Collected material:
------------------------------------

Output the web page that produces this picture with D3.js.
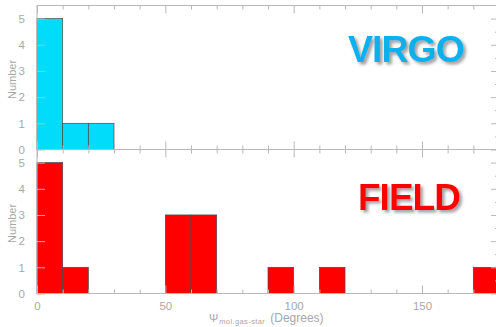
<!DOCTYPE html>
<html>
<head>
<meta charset="utf-8">
<script src="https://cdn.jsdelivr.net/npm/d3@7"></script>
<style>
  html, body { margin: 0; padding: 0; background: #fff; overflow: hidden; }
  svg { display: block; }
  .tick text { fill: #a8a8a8; font-family: "Liberation Sans", Arial, sans-serif; font-size: 11.5px; }
  .tick line { stroke: #b8b8b8; }
</style>
</head>
<body>
<svg id="chart" width="496" height="327"></svg>
<script>
// Histogram bins of misalignment angle (degrees), 10-degree wide
const binStarts = [0, 10, 20, 30, 40, 50, 60, 70, 80, 90, 100, 110, 120, 130, 140, 150, 160, 170];
const virgoCounts = [5, 1, 1, 0, 0, 0, 0, 0, 0, 0, 0, 0, 0, 0, 0, 0, 0, 0];
const fieldCounts = [5, 1, 0, 0, 0, 3, 3, 0, 0, 1, 0, 1, 0, 0, 0, 0, 0, 1];
const xTickLabels = [0, 50, 100, 150];
const yTickLabels = [0, 1, 2, 3, 4, 5];
const binWidth = 10;

const svg = d3.select("#chart");
const x = d3.scaleLinear().domain([0, 180]).range([37, 499]);

const panels = [
  { name: "VIRGO", counts: virgoCounts, fill: "#00dcfa", label: "#0fb0ec",
    y: d3.scaleLinear().domain([0, 5.5]).range([149.5, 5.5]), tx: 348, ty: 62, fs: 37.5 },
  { name: "FIELD", counts: fieldCounts, fill: "#ff0000", label: "#ff0000",
    y: d3.scaleLinear().domain([0, 5.5]).range([293.5, 149.5]), tx: 358, ty: 210, fs: 37 }
];

const defs = svg.append("defs");
defs.append("filter").attr("id", "shadow").attr("x", "-10%").attr("y", "-10%")
  .attr("width", "130%").attr("height", "140%")
  .append("feDropShadow").attr("dx", 2.5).attr("dy", 2.5).attr("stdDeviation", 1.6)
  .attr("flood-color", "#777").attr("flood-opacity", 0.7);

const gray = "#b8b8b8";

panels.forEach((p, i) => {
  const g = svg.append("g");
  const [y0, y1] = p.y.range();

  // bars
  const data = binStarts.map((s, k) => ({ s, v: p.counts[k] })).filter(d => d.v > 0);
  g.selectAll("rect.bar").data(data).join("rect")
    .attr("class", "bar")
    .attr("x", d => x(d.s))
    .attr("width", d => x(d.s + binWidth) - x(d.s))
    .attr("y", d => p.y(d.v))
    .attr("height", d => p.y(0) - p.y(d.v))
    .attr("fill", p.fill)
    .attr("stroke", "#4a4a4a")
    .attr("stroke-width", 0.7);

  // frame
  g.append("rect").attr("x", x(0)).attr("y", y1)
    .attr("width", x(180) - x(0)).attr("height", y0 - y1)
    .attr("fill", "none").attr("stroke", gray).attr("stroke-width", 1);

  // x ticks (bottom, inward) and top (inward)
  const xMinor = d3.range(0, 181, 10).filter(v => v % 50 !== 0);
  const bottomAxis = d3.axisBottom(x).tickValues(xTickLabels).tickSize(-8)
    .tickFormat(i === 1 ? d3.format("d") : () => "");
  const gb = g.append("g").attr("transform", `translate(0,${y0})`).call(bottomAxis);
  gb.select(".domain").remove();
  gb.selectAll(".tick text").attr("dy", "1.2em");
  const gbm = g.append("g").attr("transform", `translate(0,${y0})`)
    .call(d3.axisBottom(x).tickValues(xMinor).tickSize(-4).tickFormat(() => ""));
  gbm.select(".domain").remove();

  const gt = g.append("g").attr("transform", `translate(0,${y1})`)
    .call(d3.axisTop(x).tickValues(xTickLabels).tickSize(-8).tickFormat(() => ""));
  gt.select(".domain").remove();
  const gtm = g.append("g").attr("transform", `translate(0,${y1})`)
    .call(d3.axisTop(x).tickValues(xMinor).tickSize(-4).tickFormat(() => ""));
  gtm.select(".domain").remove();

  // y ticks
  const yMinor = d3.range(0.5, 5.5, 1);
  const gl = g.append("g").attr("transform", `translate(${x(0)},0)`)
    .call(d3.axisLeft(p.y).tickValues(yTickLabels).tickSize(-8).tickPadding(12).tickFormat(d3.format("d")));
  gl.select(".domain").remove();
  const gr = g.append("g").attr("transform", `translate(${x(180)},0)`)
    .call(d3.axisRight(p.y).tickValues(yTickLabels).tickSize(-8).tickFormat(() => ""));
  gr.select(".domain").remove();
  const grm = g.append("g").attr("transform", `translate(${x(180)},0)`)
    .call(d3.axisRight(p.y).tickValues(yMinor).tickSize(-4).tickFormat(() => ""));
  grm.select(".domain").remove();

  // y title
  g.append("text")
    .attr("transform", `translate(16,${(y0 + y1) / 2 + 2}) rotate(-90)`)
    .attr("text-anchor", "middle")
    .attr("fill", "#a8a8a8")
    .style("font-family", "Liberation Sans, Arial, sans-serif")
    .style("font-size", "11px")
    .text("Number");

  // panel label
  g.append("text")
    .attr("x", p.tx).attr("y", p.ty)
    .attr("fill", p.label)
    .attr("filter", "url(#shadow)")
    .style("font-family", "Liberation Sans, Arial, sans-serif")
    .style("font-weight", "bold")
    .style("font-size", p.fs + "px")
    .style("letter-spacing", "-1px")
    .text(p.name);
});

// x axis title
const xt = svg.append("text")
  .attr("x", 209).attr("y", 322)
  .attr("fill", "#a8a8a8")
  .style("font-family", "Liberation Sans, Arial, sans-serif")
  .style("font-size", "12px");
xt.append("tspan").style("font-size", "11px").text("Ψ");
xt.append("tspan").attr("dy", 2).attr("dx", 1).style("font-size", "7.5px")
  .style("letter-spacing", "0.4px").text("mol.gas-star");
xt.append("tspan").attr("dy", -2).attr("dx", 5).text("(Degrees)");
</script>
</body>
</html>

------------------------------------

Write out the listing above again, exactly, but with no pictures in the copy.

Written answer:
Output the web page that produces this picture with D3.js.
<!DOCTYPE html>
<html>
<head>
<meta charset="utf-8">
<script src="https://cdn.jsdelivr.net/npm/d3@7"></script>
<style>
  html, body { margin: 0; padding: 0; background: #fff; overflow: hidden; }
  svg { display: block; }
  .tick text { fill: #a8a8a8; font-family: "Liberation Sans", Arial, sans-serif; font-size: 11.5px; }
  .tick line { stroke: #b8b8b8; }
</style>
</head>
<body>
<svg id="chart" width="496" height="327"></svg>
<script>
// Histogram bins of misalignment angle (degrees), 10-degree wide
const binStarts = [0, 10, 20, 30, 40, 50, 60, 70, 80, 90, 100, 110, 120, 130, 140, 150, 160, 170];
const virgoCounts = [5, 1, 1, 0, 0, 0, 0, 0, 0, 0, 0, 0, 0, 0, 0, 0, 0, 0];
const fieldCounts = [5, 1, 0, 0, 0, 3, 3, 0, 0, 1, 0, 1, 0, 0, 0, 0, 0, 1];
const xTickLabels = [0, 50, 100, 150];
const yTickLabels = [0, 1, 2, 3, 4, 5];
const binWidth = 10;

const svg = d3.select("#chart");
const x = d3.scaleLinear().domain([0, 180]).range([37, 499]);

const panels = [
  { name: "VIRGO", counts: virgoCounts, fill: "#00dcfa", label: "#0fb0ec",
    y: d3.scaleLinear().domain([0, 5.5]).range([149.5, 5.5]), tx: 348, ty: 62, fs: 37.5 },
  { name: "FIELD", counts: fieldCounts, fill: "#ff0000", label: "#ff0000",
    y: d3.scaleLinear().domain([0, 5.5]).range([293.5, 149.5]), tx: 358, ty: 210, fs: 37 }
];

const defs = svg.append("defs");
defs.append("filter").attr("id", "shadow").attr("x", "-10%").attr("y", "-10%")
  .attr("width", "130%").attr("height", "140%")
  .append("feDropShadow").attr("dx", 2.5).attr("dy", 2.5).attr("stdDeviation", 1.6)
  .attr("flood-color", "#777").attr("flood-opacity", 0.7);

const gray = "#b8b8b8";

panels.forEach((p, i) => {
  const g = svg.append("g");
  const [y0, y1] = p.y.range();

  // bars
  const data = binStarts.map((s, k) => ({ s, v: p.counts[k] })).filter(d => d.v > 0);
  g.selectAll("rect.bar").data(data).join("rect")
    .attr("class", "bar")
    .attr("x", d => x(d.s))
    .attr("width", d => x(d.s + binWidth) - x(d.s))
    .attr("y", d => p.y(d.v))
    .attr("height", d => p.y(0) - p.y(d.v))
    .attr("fill", p.fill)
    .attr("stroke", "#4a4a4a")
    .attr("stroke-width", 0.7);

  // frame
  g.append("rect").attr("x", x(0)).attr("y", y1)
    .attr("width", x(180) - x(0)).attr("height", y0 - y1)
    .attr("fill", "none").attr("stroke", gray).attr("stroke-width", 1);

  // x ticks (bottom, inward) and top (inward)
  const xMinor = d3.range(0, 181, 10).filter(v => v % 50 !== 0);
  const bottomAxis = d3.axisBottom(x).tickValues(xTickLabels).tickSize(-8)
    .tickFormat(i === 1 ? d3.format("d") : () => "");
  const gb = g.append("g").attr("transform", `translate(0,${y0})`).call(bottomAxis);
  gb.select(".domain").remove();
  gb.selectAll(".tick text").attr("dy", "1.2em");
  const gbm = g.append("g").attr("transform", `translate(0,${y0})`)
    .call(d3.axisBottom(x).tickValues(xMinor).tickSize(-4).tickFormat(() => ""));
  gbm.select(".domain").remove();

  const gt = g.append("g").attr("transform", `translate(0,${y1})`)
    .call(d3.axisTop(x).tickValues(xTickLabels).tickSize(-8).tickFormat(() => ""));
  gt.select(".domain").remove();
  const gtm = g.append("g").attr("transform", `translate(0,${y1})`)
    .call(d3.axisTop(x).tickValues(xMinor).tickSize(-4).tickFormat(() => ""));
  gtm.select(".domain").remove();

  // y ticks
  const yMinor = d3.range(0.5, 5.5, 1);
  const gl = g.append("g").attr("transform", `translate(${x(0)},0)`)
    .call(d3.axisLeft(p.y).tickValues(yTickLabels).tickSize(-8).tickPadding(12).tickFormat(d3.format("d")));
  gl.select(".domain").remove();
  const gr = g.append("g").attr("transform", `translate(${x(180)},0)`)
    .call(d3.axisRight(p.y).tickValues(yTickLabels).tickSize(-8).tickFormat(() => ""));
  gr.select(".domain").remove();
  const grm = g.append("g").attr("transform", `translate(${x(180)},0)`)
    .call(d3.axisRight(p.y).tickValues(yMinor).tickSize(-4).tickFormat(() => ""));
  grm.select(".domain").remove();

  // y title
  g.append("text")
    .attr("transform", `translate(16,${(y0 + y1) / 2 + 2}) rotate(-90)`)
    .attr("text-anchor", "middle")
    .attr("fill", "#a8a8a8")
    .style("font-family", "Liberation Sans, Arial, sans-serif")
    .style("font-size", "11px")
    .text("Number");

  // panel label
  g.append("text")
    .attr("x", p.tx).attr("y", p.ty)
    .attr("fill", p.label)
    .attr("filter", "url(#shadow)")
    .style("font-family", "Liberation Sans, Arial, sans-serif")
    .style("font-weight", "bold")
    .style("font-size", p.fs + "px")
    .style("letter-spacing", "-1px")
    .text(p.name);
});

// x axis title
const xt = svg.append("text")
  .attr("x", 209).attr("y", 322)
  .attr("fill", "#a8a8a8")
  .style("font-family", "Liberation Sans, Arial, sans-serif")
  .style("font-size", "12px");
xt.append("tspan").style("font-size", "11px").text("Ψ");
xt.append("tspan").attr("dy", 2).attr("dx", 1).style("font-size", "7.5px")
  .style("letter-spacing", "0.4px").text("mol.gas-star");
xt.append("tspan").attr("dy", -2).attr("dx", 5).text("(Degrees)");
</script>
</body>
</html>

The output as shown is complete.